As much as I dig EVs – this is massively impressive. 670hp from a naturally-aspirated 5.5 litres is comfortably into Ferrari/Lamborghini territory; and probably beyond some of their offerings. Waiting for someone now to make an aftermarket carbon fiber or brushed aluminum intake manifold…tasty.
Welcome, General Motors, to the Twentieth Century.
Really well written article on a beautiful engine. If only the car it is installed in was as beautiful.
Seven oil pumps, what could go wrong there? Hmmm. If one or more gets plugged or inoperative, is it kaboom time?
If you’re running basically a dry sump system, why do you need an eight quart reservoir?
Cooling! Remember that oil still does over 50% of engine cooling. Oil pumps are very reliable, if one gets plugged it’s because the owner didn’t maintain their expensive car properly. It ain’t a chevy astrovan!
Probably to ensure a large, ready supply of cool oil; such large capacities are not uncommon in all-out performance engines, from what I have read.
In the ’80s I served as a military advisor in the Middle East and Sub-Saharan Africa, had an apartment in Riyadh, KSA. A friend owned a Ferrari 400i, a V12 sort of gentleman’s express coupe with a GM TH400. The engine, as I recall, required 22 qts of oil (good oil, ala Shell Helix or Mobil 1) and carried 2 full sized oil filters in the engine’s V. It also had a Chevy Vega radiator sized oil cooler. In the blistering Saudi summer heat, a/c full blast and travelling +/-140mph Riyadh-Jedda-Riyadh the somewhat blah white 400i never came close to max temp, much less overheat. We were in our 20s, and used it hard, never a cooling problem. Sweet car, I wish I had bought it and brought it home. Lovely sound when prodded.

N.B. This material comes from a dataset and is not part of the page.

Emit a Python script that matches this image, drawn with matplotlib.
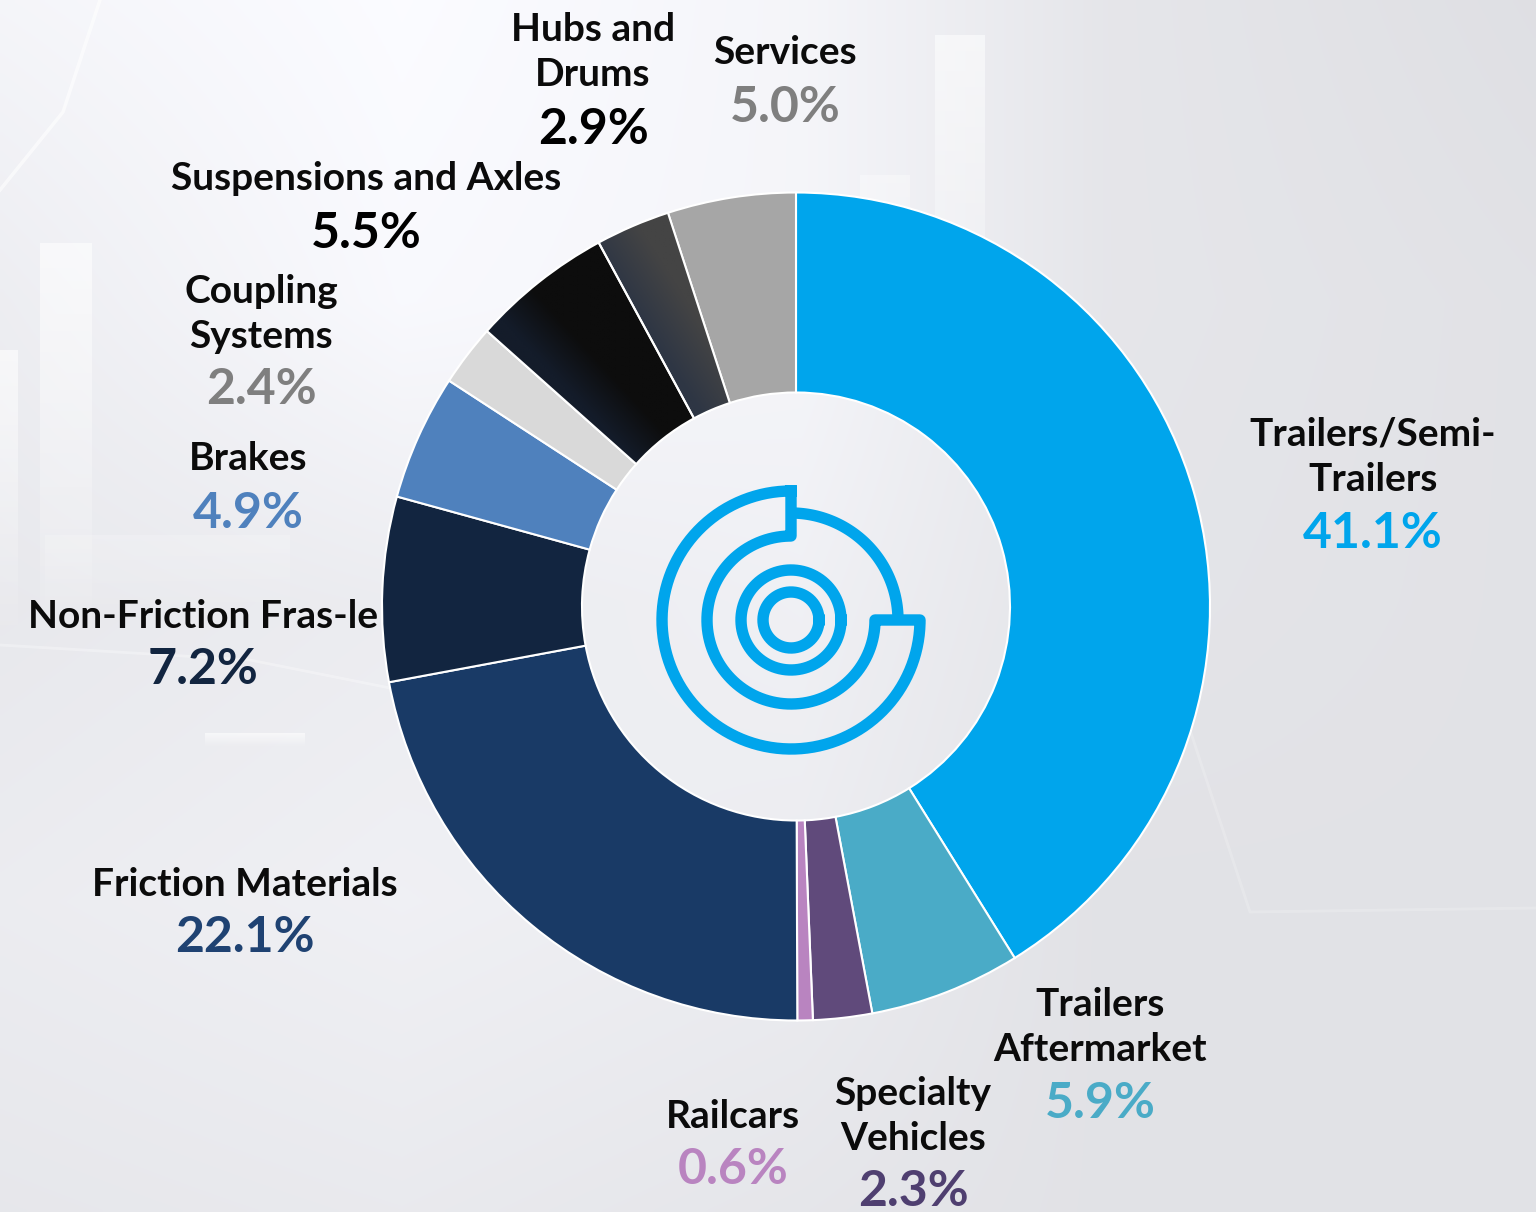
import numpy as np
import matplotlib
matplotlib.use('Agg')
import matplotlib.pyplot as plt

plt.rcParams['font.family'] = ['Lato', 'DejaVu Sans']

names = ['Trailers/Semi-\nTrailers', 'Trailers\nAftermarket', 'Specialty\nVehicles', 'Railcars',
         'Friction Materials', 'Non-Friction Fras-le', 'Brakes', 'Coupling\nSystems',
         'Suspensions and Axles', 'Hubs and\nDrums', 'Services']
values = [41.1, 5.9, 2.3, 0.6, 22.1, 7.2, 4.9, 2.4, 5.5, 2.9, 5.0]
colors = ['#00a5ec', '#4aabc7', '#604a7b', '#b984c0', '#193a66', '#122540', '#4f81bd',
          '#d9d9d9', '#0d0d0d', '#3b3b3b', '#a6a6a6']
pct_colors = ['#00a5ec', '#4aabc7', '#4f3f70', '#b984c0', '#1f4272', '#122540', '#4f81bd',
              '#7f7f7f', '#000000', '#000000', '#7f7f7f']
label_x = [1373, 1100, 913, 733, 245, 203, 248, 261, 366, 593, 785]
label_y = [455, 1025, 1114, 1115, 882, 614, 457, 312, 177, 50, 51]
pct_y = [531, 1101, 1190, 1168, 936, 668, 511, 388, 231, 127, 105]

W, H = 1536, 1212
fig = plt.figure(figsize=(W / 100, H / 100), dpi=100)

# background, brightness read at a few spots of the reference
bg = fig.add_axes([0, 0, 1, 1])
bg.set_xlim(0, W)
bg.set_ylim(H, 0)
bg.axis('off')
grid_x = [0, 400, 800, 1100, 1536]
grid_y = [0, 300, 600, 900, 1212]
grid = np.array([[.96, .985, .96, .90, .875],
                 [.93, .975, .96, .90, .885],
                 [.91, .925, .94, .895, .885],
                 [.925, .94, .925, .885, .885],
                 [.905, .915, .90, .885, .885]])
xs = np.arange(0, W, 4)
ys = np.arange(0, H, 4)
rows = np.array([np.interp(xs, grid_x, r) for r in grid])
shade = np.array([np.interp(ys, grid_y, rows[:, i]) for i in range(len(xs))]).T
img = np.dstack([shade, shade + 0.002, shade + 0.018]).clip(0, 1)
bg.imshow(img, extent=[0, W, H, 0], aspect='auto', zorder=0, interpolation='bilinear')


def fade_bar(x, y, w, h, a):
    g = np.ones((100, 2, 4))
    g[:, :, 3] = np.linspace(a, 0, 100)[:, None]
    bg.imshow(g, extent=[x, x + w, y + h, y], aspect='auto', zorder=1)


fade_bar(40, 243, 52, 420, 0.6)
fade_bar(0, 350, 18, 300, 0.6)
fade_bar(935, 35, 50, 400, 0.55)
fade_bar(860, 175, 50, 200, 0.35)
fade_bar(45, 535, 245, 90, 0.2)
fade_bar(205, 733, 100, 14, 0.6)
bg.plot([0, 63, 100], [190, 112, 0], color='white', lw=2.5, alpha=0.6, zorder=1)
bg.plot([0, 250, 400], [645, 660, 690], color='white', lw=2, alpha=0.3, zorder=1)
bg.plot([1190, 1250, 1536], [730, 912, 908], color='white', lw=2, alpha=0.2, zorder=1)
bg.set_xlim(0, W)
bg.set_ylim(H, 0)

# donut, y axis is flipped so angles run the other way
ax = fig.add_axes([0, 0, 1, 1])
ax.patch.set_alpha(0)
cx, cy, r = 796, 606.5, 414
wedges, _ = ax.pie(values, colors=colors, startangle=-90, counterclock=True, center=(cx, cy), radius=r,
                   wedgeprops=dict(width=r - 214, edgecolor='white', linewidth=1.5), frame=False)


def wedge_gradient(wedge, c1, c2, x0, y0, x1, y1, start, stop):
    # diagonal fill from c1 (lower left) to c2, clipped to the slice
    t = np.linspace(0, 1, 100)
    u = (t[None, :] + t[::-1][:, None]) / 2
    a = np.array(matplotlib.colors.to_rgb(c1))
    b = np.array(matplotlib.colors.to_rgb(c2))
    g = a[None, None, :] + (b - a)[None, None, :] * np.clip((u - start) / (stop - start), 0, 1)[:, :, None]
    im = ax.imshow(g, extent=[x0, x1, y0, y1], aspect='auto', zorder=wedge.get_zorder() + 0.1)
    im.set_clip_path(wedge)
    ax.add_patch(matplotlib.patches.Wedge(wedge.center, wedge.r, wedge.theta1, wedge.theta2, width=wedge.width,
                                          fill=False, edgecolor='white', lw=1.5,
                                          zorder=wedge.get_zorder() + 0.2))


wedge_gradient(wedges[8], '#141c2a', '#0d0d0d', 487, 465, 695, 240, 0.36, 0.5)
wedge_gradient(wedges[9], '#2e3644', '#444444', 598, 418, 730, 212, 0.4, 0.62)

# brake disc icon in the hole
ic_x, ic_y = 791, 620
blue = '#00a5ec'
for rad in [28, 50]:
    th = np.linspace(0, 2 * np.pi, 200)
    ax.plot(ic_x + rad * np.cos(th), ic_y - rad * np.sin(th), color=blue, lw=8.2, zorder=5)
th = np.radians(np.linspace(90, 360, 200))
px = np.r_[ic_x + 129 * np.cos(th), ic_x + 84 * np.cos(th[::-1]), ic_x + 129 * np.cos(th[0])]
py = np.r_[ic_y - 129 * np.sin(th), ic_y - 84 * np.sin(th[::-1]), ic_y - 129 * np.sin(th[0])]
ax.plot(px, py, color=blue, lw=8.2, solid_joinstyle='round', zorder=5)
th = np.radians(np.linspace(0, 90, 100))
ax.plot(ic_x + 107 * np.cos(th), ic_y - 107 * np.sin(th), color=blue, lw=8.2, solid_capstyle='butt', zorder=5)

ax.set_xlim(0, W)
ax.set_ylim(H, 0)
ax.set_aspect('auto')

for n, v, c, x, y, py_ in zip(names, values, pct_colors, label_x, label_y, pct_y):
    ax.text(x, y + 2, n, ha='center', va='center', fontsize=28, fontweight='bold', color='#0b0b0b', linespacing=1.36)
    ax.text(x, py_ + 2, f'{v:.1f}%', ha='center', va='center', fontsize=36, fontweight='bold', color=c)

fig.savefig('out.png', dpi=100)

Only one of those pumps is critical for engine survival and I’d gamble it’s the highest pressure, most durable one in the assembly.
Cooling, as the commenter below mentions and the oil tank also removes the air from the oil.
Certainly one of the best descriptive and informative articles I’ve ever read about engines.
I would love to put the air-asperated in my C-5 can I buy one? And what type of rear end would I need, My corvette just has 350 horses under the hood.
I’d love to see that but I’m not sure you could see over this engine. It’s a whole bunch taller than the pushrod engine. I have not heard if GM plans to sell this as a crate engine, but I’d wager it’s a strong possibility.
Thanks for the article, it helped me understand the difference between natural and boosted.
Anybody seen Z06 motor fail in 52 miles on YouTube ? Would like to hear what happened
I love he meme showing a full coal train.
“Oh look, another load of electric car fuel!”
An amazing engine. I do have some concerns about GM reliability with this motor though. Time will tell.
Excellent Commentary regarding internal components and their interaction with each other regarding “boosting” very informative, wish these design options had been available in 1978! What a disservice to vettes during the 70’s, anemic regarding HP comes to mind!
Engineering (and metallurgy) have made HUGE strides since 1978.
Great article about an incredible piece of engineering. Is that a single row timing chain? Yikes. Is your chevy tech up for the challenge if this motor? Will the dealer invest in the training of their techs?
Dealer techs won’t be doing any serious work on these engines, failures will be replaced and the cores returned for post mortem.
So is there now finally a “replacement for displacement”?